CONCEPT Cited by 1 source

Row-major vs column-major layout

Two conventions for laying out a 2D matrix in linear memory:

  • Row-major stores each row contiguously. For an M × N matrix A, element A[i][j] lives at offset i*N + j in a flat buffer. Walking along a row is a sequential memory scan; walking down a column strides by N elements.
  • Column-major stores each column contiguously. Element A[i][j] lives at offset j*M + i. Walking down a column is sequential; walking along a row strides by M.

Which convention is "right" depends on which access direction the hot loop uses. Getting it wrong turns every load into a cache miss and can slow numerical kernels by an order of magnitude — see concepts/cache-locality.

Language / ecosystem conventions

Ecosystem Convention
C, C++, Java, Rust, Python NumPy (default), PyTorch, TensorFlow Row-major
Fortran, MATLAB, Julia, R, classical BLAS / LAPACK / LINPACK Column-major
GPU (CUDA cuBLAS default) Column-major (Fortran heritage)

The BLAS ecosystem is column-major because it was designed in Fortran. This creates a structural mismatch when calling BLAS from row-major languages: either the caller transposes matrices (O(M·N) extra memory traffic) or uses the BLAS "transpose flag" parameters (which work but force the kernel to do column-vs-row stride arithmetic internally, losing some optimised code paths).

Why the mismatch bites in practice

  1. Transpose-before-call — allocates a temporary column-major copy per call. Fine for infrequent large calls; disastrous for hot loops on small tiles.
  2. Transpose flags — avoid the copy but force the BLAS kernel to use strided memory access internally, often triggering a slower code path than the contiguous one.
  3. Mixed pipelines — when the caller, the kernel, and the consumer all have different conventions, data "ping-pongs" through layout conversions that dominate total runtime.

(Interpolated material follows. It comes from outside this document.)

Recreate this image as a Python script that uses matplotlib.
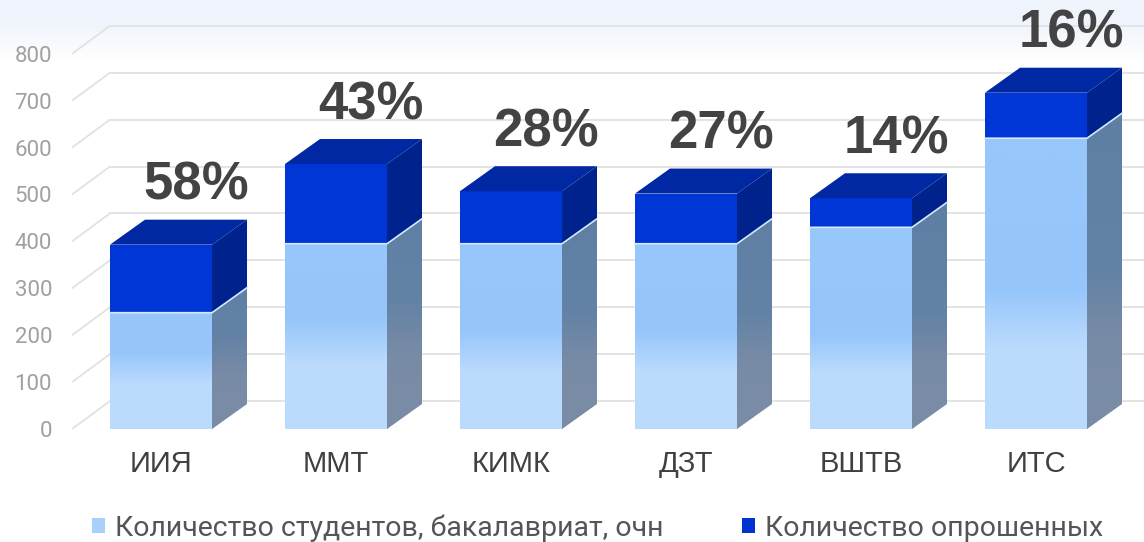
import matplotlib
matplotlib.use("Agg")
import matplotlib.pyplot as plt
import numpy as np
from matplotlib.colors import LinearSegmentedColormap
from matplotlib.patches import Polygon, Patch

plt.rcParams['font.family'] = ['Roboto', 'DejaVu Sans']

# data
categories = ["ИИЯ", "ММТ", "КИМК", "ДЗТ", "ВШТВ", "ИТС"]
students = [248, 395, 395, 395, 430, 620]
surveyed = [145, 170, 112, 107, 62, 97]
shares = ["58%", "43%", "28%", "27%", "14%", "16%"]
yticks = list(range(0, 900, 100))
series_names = ["Количество студентов, бакалавриат, очн", "Количество опрошенных"]

W, H = 1144, 542
PX_Y = 0.469      # pixels per value unit
PX_X = 175        # pixels per category
L, B, T = 58, 429, 15

fig = plt.figure(figsize=(W / 100, H / 100), dpi=100)

# faint blue tint at the top of the slide
bg = fig.add_axes([0, 0, 1, 1], zorder=-10)
bg.axis('off')
rows = np.arange(H)
tint = np.clip((60 - rows) / 40.0, 0, 1).reshape(-1, 1)
bg.imshow(tint, extent=[0, 1, 0, 1], aspect='auto',
          cmap=LinearSegmentedColormap.from_list('bg', ['#ffffff', '#eff3fb']))

ax = fig.add_axes([L / W, (H - B) / H, (W - L) / W, (B - T) / H])
ax.patch.set_alpha(0)
xlim = ((L - 161) / PX_X, (W - 161) / PX_X)
ylim = (0, (B - T) / PX_Y)

# 3d depth
dx, dy = 35 / PX_X, 25 / PX_Y
wdx, wdy = 38 / PX_X, 28 / PX_Y
wall_x = (72 - 161) / PX_X
grid_c = '#e2e2e2'

for v in yticks:
    ax.plot([wall_x, wall_x + wdx], [v, v + wdy], color=grid_c, lw=1.3,
            zorder=0, clip_on=False, solid_capstyle='butt')
    ax.plot([wall_x + wdx, xlim[1]], [v + wdy, v + wdy], color=grid_c, lw=1.3,
            zorder=0, clip_on=False)

front_cmap = LinearSegmentedColormap.from_list(
    'front', [(0, '#bcdcfd'), (0.24, '#bbdbfd'), (0.42, '#95c5fb'), (1, '#99c8fb')])
side_cmap = LinearSegmentedColormap.from_list(
    'side', [(0, '#7b8da6'), (0.26, '#788ba5'), (0.45, '#6282a6'), (1, '#5d7ea3')])
grad = np.linspace(0, 1, 256).reshape(-1, 1)

x = np.arange(len(categories))
w = 0.583
totals = [s + q for s, q in zip(students, surveyed)]

light = ax.bar(x, students, width=w, color='#a8d0fb', zorder=2)
dark = ax.bar(x, surveyed, bottom=students, width=w, color='#0036d6', zorder=3)

for i, rect in enumerate(light):
    x0, x1 = x[i] - w / 2, x[i] + w / 2
    s, t = students[i], totals[i]
    im = ax.imshow(grad, extent=[x0, x1, 0, t], origin='lower', aspect='auto',
                   cmap=front_cmap, zorder=2.5)
    im.set_clip_path(rect)

    side = Polygon([(x1, 0), (x1 + dx, dy), (x1 + dx, s + dy), (x1, s)],
                   closed=True, facecolor='none', edgecolor='none')
    ax.add_patch(side)
    ims = ax.imshow(grad, extent=[x1, x1 + dx, 0, t + dy], origin='lower',
                    aspect='auto', cmap=side_cmap, zorder=2.5)
    ims.set_clip_path(side)

    ax.add_patch(Polygon([(x1, s), (x1 + dx, s + dy), (x1 + dx, t + dy), (x1, t)],
                         closed=True, facecolor='#00228c', edgecolor='none', zorder=3))
    ax.add_patch(Polygon([(x0, t), (x1, t), (x1 + dx, t + dy), (x0 + dx, t + dy)],
                         closed=True, facecolor='#0028a3', edgecolor='none', zorder=3))
    ax.plot([x0, x1, x1 + dx], [s, s, s + dy], color='#d2e9ff', lw=1.2, zorder=3.5)

    ax.text(x[i] + dx, t + dy + 20 / PX_Y, shares[i], ha='center', va='baseline',
            fontsize=38, fontweight='bold', color='#434343',
            family=['Liberation Sans', 'DejaVu Sans'])

ax.set_xlim(*xlim)
ax.set_ylim(*ylim)
for sp in ax.spines.values():
    sp.set_visible(False)

ax.set_yticks(yticks)
ax.tick_params(axis='y', length=0, pad=4.3, labelsize=16, labelcolor='#a0a0a0')
ax.set_xticks(x, categories)
ax.tick_params(axis='x', length=0, pad=15, labelsize=21, labelcolor='#404040')
for lab in ax.get_xticklabels():
    lab.set_family(['Liberation Sans', 'DejaVu Sans'])

handles = [Patch(facecolor='#a8d0fb'), Patch(facecolor='#0033d0')]
fig.legend(handles, series_names, loc='center left',
           bbox_to_anchor=(92 / W, 1 - 528 / H), ncol=2, frameon=False,
           fontsize=20.5, labelcolor='#555555', handlelength=0.46, handleheight=0.46,
           handletextpad=0.35, columnspacing=2.75, borderpad=0, borderaxespad=0)

fig.savefig("out.png", dpi=100)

How to sidestep the mismatch

  • Stay in one convention end-to-end. Pre-normalise inputs into the hot path's native layout and design the full pipeline around it (row-major for Java/C++, column-major for Fortran/cuBLAS).
  • Use a SIMD kernel in the caller's language. Pure-Java SIMD via the JDK Vector API operates natively on row-major Java arrays, avoiding the BLAS mismatch entirely.
  • Reshape the problem. A row × row dot-product can be expressed as A × Bᵀ without ever materialising a transposed B, by picking an access order the kernel is already optimised for.

Seen in

  • sources/2026-03-03-netflix-optimizing-recommendation-systems-with-jdks-vector-api — Netflix Ranker's BLAS evaluation flagged row-vs-column-major translation as one of the three load-bearing reasons BLAS lost the kernel competition to pure-Java SIMD: "Java's row-major layout doesn't match the column-major expectations of many BLAS routines, which can introduce conversion and temporary buffers." The JDK Vector API path kept the flat row-major Java buffers end-to-end, no translation.
Last updated · 319 distilled / 1,201 read